GC43C-1225
UQ-Guided Selection of Physical Parameterizations in Climate Models

Thursday, 17 December 2015
Poster Hall (Moscone South)
Donald D Lucas, Lawrence Livermore National Laboratory, Livermore, CA, United States
Abstract:
Given two or more parameterizations that represent the same physical process in a climate model, scientists are sometimes faced with difficult decisions about which scheme to choose for their simulations and analysis. These decisions are often based on subjective criteria, such as “which scheme is easier to use, is computationally less expensive, or produces results that look better?” Uncertainty quantification (UQ) and model selection methods can be used to objectively rank the performance of different physical parameterizations by increasing the preference for schemes that fit observational data better, while at the same time penalizing schemes that are overly complex or have excessive degrees-of-freedom.
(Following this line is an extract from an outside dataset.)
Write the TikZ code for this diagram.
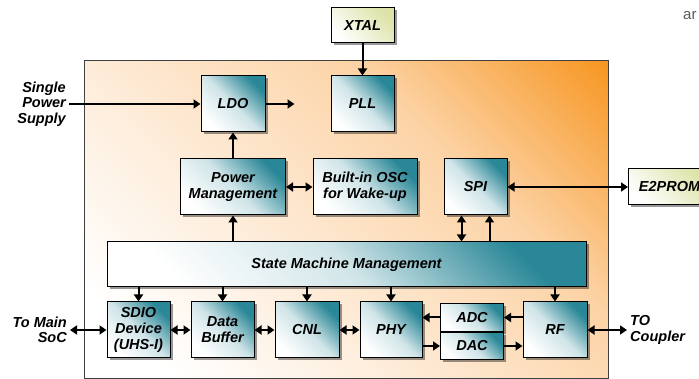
\documentclass[tikz,border=0pt]{standalone}
\usepackage{fontspec}
\setmainfont{Liberation Sans}
\usetikzlibrary{calc,shadows,arrows.meta}
\definecolor{tealbox}{HTML}{2A8797}
\definecolor{orangebg}{HTML}{F7941D}
\definecolor{peachbg}{HTML}{FCD3A6}
\definecolor{limebox}{HTML}{DDE3A8}
\pgfdeclareverticalshading{chipfade}{100bp}{color(0bp)=(white); color(22bp)=(white);
    color(40bp)=(peachbg!40!white); color(52bp)=(peachbg!70!white); color(64bp)=(peachbg);
    color(74bp)=(peachbg!55!orangebg); color(86bp)=(orangebg); color(100bp)=(orangebg)}

\begin{document}
\begin{tikzpicture}[x=1pt,y=-1pt,
        box/.style={draw,line width=1pt,minimum width=64pt,minimum height=56pt,inner sep=1pt,align=center,
            font={\bfseries\itshape\fontsize{14.5}{16}\selectfont},
            drop shadow={shadow xshift=2.5pt,shadow yshift=-2.5pt,opacity=.4,fill=black}},
        block/.style={box,bottom color=white,top color=tealbox,middle color=tealbox!22,shading angle=-45},
        ext/.style={box,minimum height=35pt,bottom color=white,top color=limebox,shading angle=-45},
        sidetext/.style={inner sep=3pt,font={\bfseries\itshape\fontsize{14.5}{15.5}\selectfont}},
        link/.style={line width=2pt,-{Triangle[length=7pt,width=9pt]}},
        dlink/.style={line width=2pt,{Triangle[length=7pt,width=9pt]}-{Triangle[length=7pt,width=9pt]}}]
            \useasboundingbox (0,0) rectangle (699,379);

            \node[draw=black!75,line width=.8pt,anchor=north west,minimum width=524pt,minimum height=318pt,
                shade,shading=chipfade,shading angle=-45] (chip) at (84,60) {};

            \node[ext,minimum width=63pt] (xtal) at (362.5,25.5) {XTAL};
            \node[block] (ldo) at (233,104) {LDO};
            \node[block,minimum width=63pt] (pll) at (362.5,104) {PLL};

            \node[block,minimum width=105pt] (pm) at (233,187) {Power\\Management};
            \node[block,minimum width=104pt] (osc) at (365,187) {Built-in OSC\\for Wake-up};
            \node[block,minimum width=63pt] (spi) at (475.5,187) {SPI};
            \node[ext,anchor=west,minimum width=82pt,minimum height=36pt] (e2prom) at (628,187) {E2PROM};

            \node[block,minimum width=479pt,minimum height=45pt] (sm) at (346.5,264.5) {State Machine Management};

            \node[block,minimum width=63pt] (sdio) at (138.5,330) {SDIO\\Device\\(UHS-I)};
            \node[block,anchor=west,minimum width=63pt] (buf) at ($(sdio.east)+(20,0)$) {Data\\Buffer};
            \node[block,anchor=west] (cnl) at ($(buf.east)+(20,0)$) {CNL};
            \node[block,anchor=west,minimum width=62pt] (phy) at ($(cnl.east)+(20,0)$) {PHY};
            \node[block,anchor=north west,minimum width=63pt,minimum height=28pt] (adc) at (440,303) {ADC};
            \node[block,anchor=north west,minimum width=63pt,minimum height=27pt] (dac) at (adc.south west) {DAC};
            \node[block] (rf) at (555,330) {RF};

            \node[sidetext,anchor=east,align=right] (supply) at (69,104) {Single\\Power\\Supply};
            \node[sidetext,anchor=east,align=right] (soc) at (70,330) {To Main\\SoC};
            \node[sidetext,anchor=west,align=left] (coupler) at (627,330) {TO\\Coupler};
            \node[anchor=base west,inner sep=0pt,text=black!65,font={\fontsize{15}{15}\selectfont}] (cut) at (683,20) {ar};

            \coordinate (ldoout) at ($(ldo.east)+(29,0)$);
            \coordinate (spia) at ($(spi.south)+(-14,0)$);
            \coordinate (spib) at ($(spi.south)+(14,0)$);

            \draw[link] (supply.east) -- (supply.east -| ldo.west);
            \draw[link] (ldo.east) -- (ldoout);
            \draw[link] (xtal) -- (pll);
            \draw[link] (pm) -- (ldo);
            \draw[dlink] (pm) -- (osc);
            \draw[dlink] (spi) -- (e2prom);
            \draw[link] (sm.north -| pm) -- (pm.south);
            \draw[dlink] (sm.north -| spia) -- (spia);
            \draw[link] (sm.north -| spib) -- (spib);
            \foreach \blk in {sdio,buf,cnl,phy,rf}
                \draw[link] (sm.south -| \blk) -- (\blk.north);
            \draw[dlink] (soc.east) -- (sdio.west);
            \draw[dlink] (sdio) -- (buf);
            \draw[dlink] (buf) -- (cnl);
            \draw[dlink] (cnl) -- (phy);
            \draw[link] (adc.west) -- (adc.west -| phy.east);
            \draw[link] (adc.east -| rf.west) -- (adc.east);
            \draw[link] (dac.west -| phy.east) -- (dac.west);
            \draw[link] (dac.east) -- (dac.east -| rf.west);
            \draw[dlink] (rf.east) -- (coupler.west);
        \end{tikzpicture}
\end{document}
Following these principles, we are developing a perturbed-parameter UQ framework to assist in the selection of parameterizations for a climate model. Preliminary results will be presented on the application of the framework to assess the performance of two alternate schemes for simulating tropical deep convection (CLUBB-SILHS and ZM-trigmem) in the U.S. Dept. of Energy's ACME climate model. This work was performed under the auspices of the U.S. Department of Energy by Lawrence Livermore National Laboratory under Contract DE-AC52-07NA27344, is supported by the DOE Office of Science through the Scientific Discovery Through Advanced Computing (SciDAC), and is released as LLNL-ABS-675799.